In the aftermath of the accounting scandals of 2000 to 2004, scandals that cost investors billions of dollars and shook investor confidence in public firms, the federal government passed the Sox Act of 2002 in the hopes of restoring investor confidence back to corporate America. This paper focuses on the important Titles in the Sox Act, especially SOX 404 that mandates an internal and external assessment of a firm’s internal controls, to show the effects of the pre-SOX accounting scandals and how, in a reactive response by the SEC, it shaped the SOX Act. The SEC’s vision to restore investor confidence required a tactical move to establish accountability, conformity and transparency in financial reporting.
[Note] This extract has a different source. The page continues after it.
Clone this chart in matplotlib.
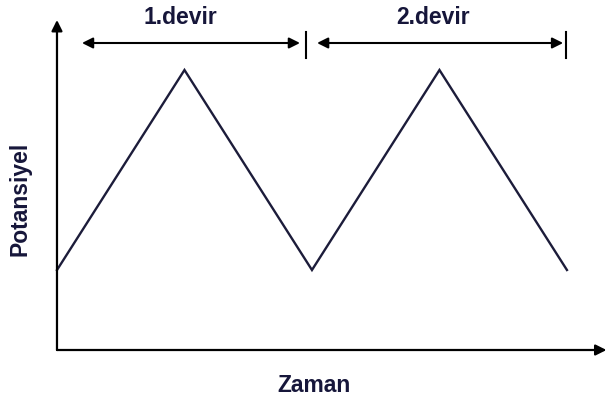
import matplotlib.pyplot as plt

# ucgen dalga verisi (zaman, potansiyel)
zaman = [0, 1, 2, 3, 4]
potansiyel = [0.4, 1.4, 0.4, 1.4, 0.4]

# devir etiketleri
devirler = ['1.devir', '2.devir']
devir_bas = [0.196, 2.04]
devir_son = [1.906, 3.97]
devir_cizgi = [1.953, 3.99]
etiket_x = [0.965, 2.95]

plt.rcParams['font.family'] = ['Liberation Sans', 'DejaVu Sans']

fig = plt.figure(figsize=(6.08, 4.03), dpi=100)
ax = fig.add_axes([0, 0, 1, 1])
ax.set_xlim(-0.447, 4.322)
ax.set_ylim(-0.265, 1.75)
ax.axis('off')

koyu = '#1c1c3a'
yazi = '#16163a'

# eksenler
ax.annotate('', xy=(0, 1.65), xytext=(0, 0),
            arrowprops=dict(arrowstyle='-|>', lw=1.6, color='k',
                            mutation_scale=16, shrinkA=0, shrinkB=0))
ax.annotate('', xy=(4.31, 0), xytext=(0, 0),
            arrowprops=dict(arrowstyle='-|>', lw=1.6, color='k',
                            mutation_scale=16, shrinkA=0, shrinkB=0))

# ucgen dalga
ax.plot(zaman, potansiyel, color=koyu, lw=1.7, solid_joinstyle='miter')

# devir oklari
for ad, bas, son, cz, ex in zip(devirler, devir_bas, devir_son, devir_cizgi, etiket_x):
    ax.annotate('', xy=(son, 1.535), xytext=(bas, 1.535),
                arrowprops=dict(arrowstyle='<|-|>', lw=1.5, color='k',
                                mutation_scale=16, shrinkA=0, shrinkB=0))
    ax.plot([cz, cz], [1.46, 1.59], color='k', lw=1.5)
    ax.text(ex, 1.66, ad, ha='center', va='center',
            fontsize=16.5, fontweight='bold', color=yazi)

ax.text(2.016, -0.18, 'Zaman', ha='center', va='center',
        fontsize=16.5, fontweight='bold', color=yazi)
ax.text(-0.29, 0.755, 'Potansiyel', ha='center', va='center', rotation=90,
        fontsize=16.5, fontweight='bold', color=yazi)

plt.savefig('out.png', dpi=100)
The SOX Act was the tool to implement the SEC’s game plan, consisting of the rules and guidelines that firms must follow: external auditing, internal control parameters, and accounting information system harmonization. Any deviation or drastic moves from these guidelines would be slapped with heavy penalties and legal action. The regulations made it obvious that the SEC was encouraging an accounting-industry move towards continuous assurance by a more centralized and automated financial reporting system. This system promotes a technologically-driven business model of instantaneous business processing that would reduce the latency between decision- making and their consequences, but yet would include the necessary controls of risk assessments.
Introduction
Between 2000 to 2002, the exposure of prevalent accounting fraud in the powerhouse of Enron soured investor relationships toward corporate America. The federal government rushed to intervene with new laws and regulations to prevent a market crash and to stabilize the financial market due to the trillions of dollars lost overnight in market valuation when Enron fraud surfaced. On July 30, 2002, President George W. Bush signed the Sarbanes-Oxley Act into law, calling it “the most far-reaching reform of American business practices since the time of Franklin D. Roosevelt”. The main goals of the Sox act were to correct serious oversights in accounting practices, brought to light by the corporate scandals, and to restore investor confidence by implementing standardized financial reporting and enforcing ethical business practices. According to Morrison (2010), unethical business practices create loose moral value, which would result in diminished shareholder value.